Friday, May 13, 2011

imprint on a page

Here's the deal, I believe--whether it is a conscious action or not--every writer pens themselves into their work. And not just themselves, their environment, friends, families, enemies etc.

I favor my environment, there are a few places in my world that I love--small little towns I retreat to when I have the chance, high up in the mountains on the edges of the East Coast. I love writing about the places I feel comfortable in, and therefore I favor placing my characters into those kinds of places, quaint towns full of vibrant color, granted they aren't always filled with the nicest people (not my experience btw, just how it works out not every town is filled with all nice people) but they are just like the places I consider to be my other homes.

I write myself into my characters in different ways. I want tattoos and piercings. But I don't have them, something that permanent terrifies me and I will not tattoo my body unless my tattoo will mean something, something that will stay with me and mean something forever. So all those of the cuff whim tattoos I'd like well they get bestowed upon my characters, and all those pieceings that a to-be teacher can't have, well those are the piercings that end up all over the bodies of my characters.

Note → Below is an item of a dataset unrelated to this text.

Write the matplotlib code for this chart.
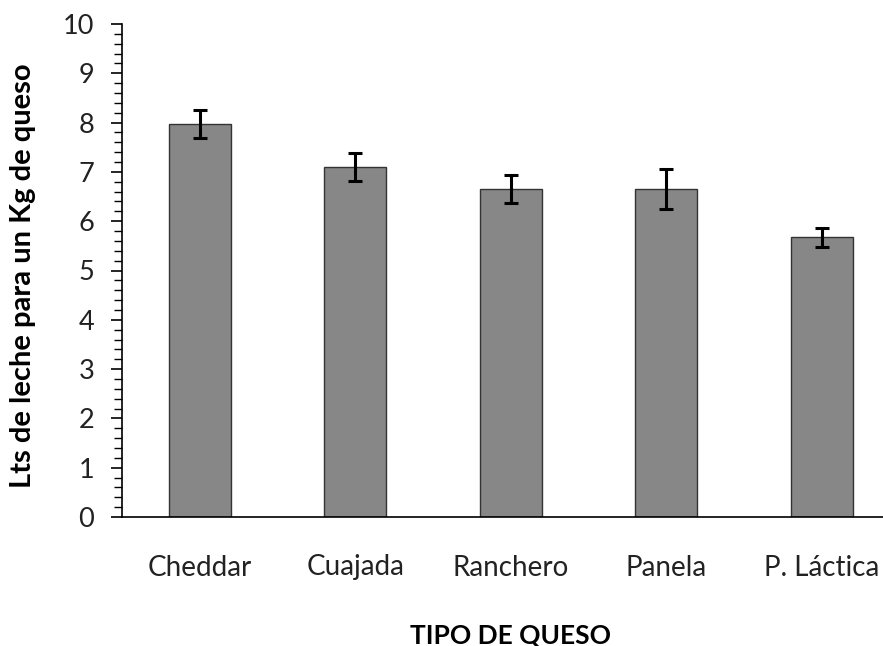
import matplotlib
matplotlib.use("Agg")
import matplotlib.pyplot as plt
from matplotlib.ticker import MultipleLocator

categories = ["Cheddar", "Cuajada", "Ranchero", "Panela", "P. Láctica"]
values = [7.97, 7.10, 6.65, 6.65, 5.67]
errors = [0.29, 0.29, 0.28, 0.40, 0.19]
y_ticks = [0, 1, 2, 3, 4, 5, 6, 7, 8, 9, 10]

plt.rcParams['font.family'] = ['Lato', 'DejaVu Sans']

fig = plt.figure(figsize=(8.83, 6.46), dpi=100)
ax = fig.add_axes([122/883, 129/646, 761/883, 493/646])

x = list(range(len(categories)))
ax.bar(x, values, width=0.4, color="#878787", edgecolor="#333333", linewidth=1.0, zorder=2)
ax.errorbar(x, values, yerr=errors, fmt='none', ecolor='black', elinewidth=2.2,
            capsize=5, capthick=2.2, zorder=3)

ax.set_xlim(-0.5, 761/155.5 - 0.5)
ax.set_ylim(0, 10)
ax.set_yticks(y_ticks)
ax.yaxis.set_minor_locator(MultipleLocator(0.2))
ax.set_xticks(x)
ax.set_xticklabels(categories)

for s in ['top', 'right']:
    ax.spines[s].set_visible(False)
ax.spines['left'].set_linewidth(1.2)
ax.spines['bottom'].set_linewidth(1.2)

ax.tick_params(axis='y', which='major', direction='out', length=8, width=1.2,
               labelsize=19.5, pad=12, labelcolor='#222222')
ax.tick_params(axis='y', which='minor', direction='out', length=6, width=1.0)
ax.tick_params(axis='x', which='both', length=0, labelsize=20, pad=27, labelcolor='#222222')

ax.set_ylabel("Lts de leche para un Kg de queso", fontsize=21, fontweight='bold', va='center')
ax.yaxis.set_label_coords(-0.130, 0.489)
ax.set_xlabel("TIPO DE QUESO", fontsize=19, fontweight='bold', va='baseline')
ax.xaxis.set_label_coords(0.51, -0.2556)

fig.savefig("out.png", dpi=100)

But physical aspects aren't just how I incorperate myself into my characters. I am not perfect, far far far far far far far from it, and I write my flaws into my characters, my horrible streak of not knowing when to shut the hell up, rash decisions, nasty hateful thoughts, even sometimes violent urges (which for the record I do NOT act upon, but sometimes people are bitchy and you just want to punch them in the face. I cannot be the only person on the face of the planet who feels this way sometimes.) And the good, or at least the pieces of my personality that I think are positive.

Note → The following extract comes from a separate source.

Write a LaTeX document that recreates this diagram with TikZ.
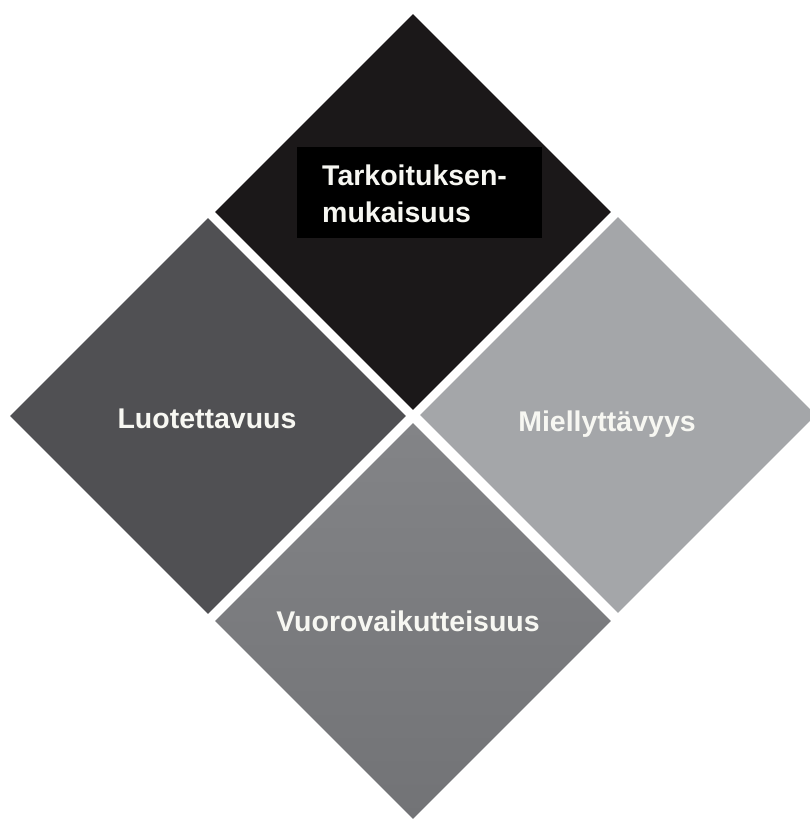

My characters also have a lot more freedom than I do, or if they don't they make it for themselves. not that I don't have a lot of freedom in general just I can't take off whenever I want, or do shit on a whim, I have a job, friends, a family, and even though I'm tempted to--I cannot just take off and do whatever. They also have the courage to do things that sometimes make me feel nervous or things that I'm too afraid to do myself.

I also write other people into my stories, people I people watch, people I actually know, not like verbatim but I take things about them that I like and add it in, or things that I don't like. So please do not walk away from this post with the idea that I write actually live people into my stories. Every character I write is purely FICTIONAL, however I steal aspects of personalities from real live people I know/encounter.

People watching is fun, and leaves room for a shitload of inspiration, just saying.

Uh I think I've covered all my bases about writing reality into fiction. Or at least I hope I have.

Sorry this is a day late, Blogger wouldn't let me on yesterday. Have a nice weekend peoples!!

1 comment:

  1. Ugh, blogger crashing sucked!
    I've never really looked into what reality is in my books. I think I place mostly my ideals in.